If you haven't yet worked on a problem requiring ML, you will likely encounter one in the next decade as "Software Is Eating the World, but AI Is Going to Eat Software."
Making the transition isn't as hard as it may sound. Here's how it differs:
Online Data is Not Only the Output — It's a Key Part of the Input
Savvy product managers proactively utilize existing sources of data and find new ones. Think about how TikTok is designed: because there's exactly one video on the screen, the program knows exactly how long you watched and what actions you did. This enables it to recommend the next video almost perfectly.
You Don't Control the Recipe, Just the Outcome
In traditional software, the product team determines the exact steps to generate outputs. In ML, you define the desired outcome and performance criteria, and the program determines the steps. The beauty is that the program can discover unobvious ways to solve problems, but...

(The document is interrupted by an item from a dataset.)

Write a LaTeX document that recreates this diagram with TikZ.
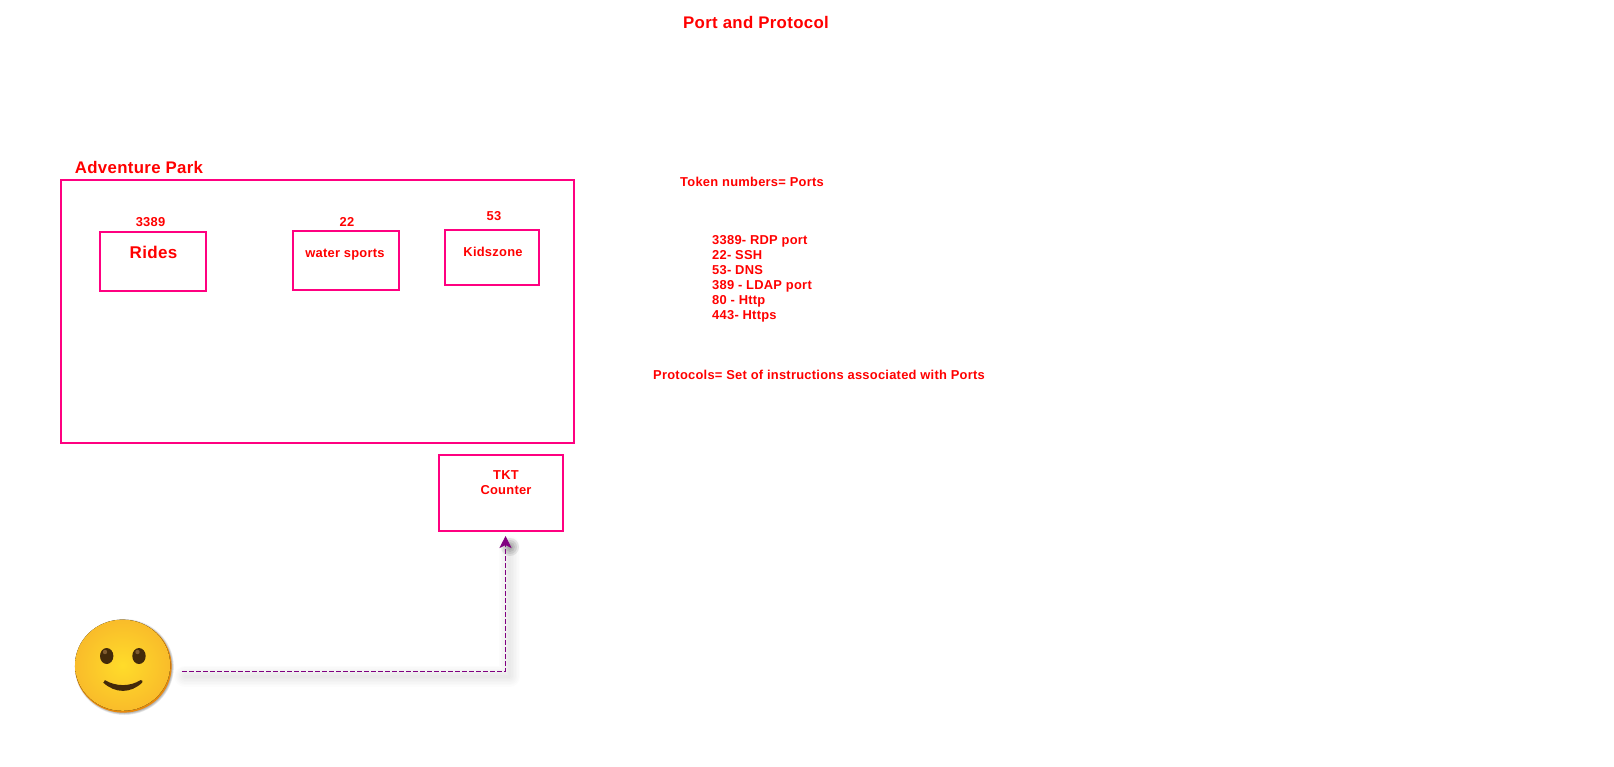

Be Careful How You Set the Desired Outcome
Say you optimize a content feed for clicks. Clicks go up, high fives all around. Then you look at top content and see clickbait, low-value content, soft porn. You didn't create the experience you wanted, and advertisers may boycott you.
Junk food is immensely popular & addicting, but it might not be the restaurant you want to create.
Your Cross-Functional Team is Larger
Common additions: specialized ML Engineers, project managers & ops for offline rating, privacy experts (you'll want to retain data longer since data fuels model performance).
You Don't Need to Know the Ins & Outs, But Understanding ML Concepts is Important
There are less than 100 car manufacturers in the US and more than 200M drivers. Drivers don't know how to create a car, but they know how to drive & read the dashboard.
Key things to know: supervised/unsupervised learning, optimization & loss functions, precision/recall/false positives.
While there are differences, the most important PM skills are the same: critical thinking, communication, and user empathy.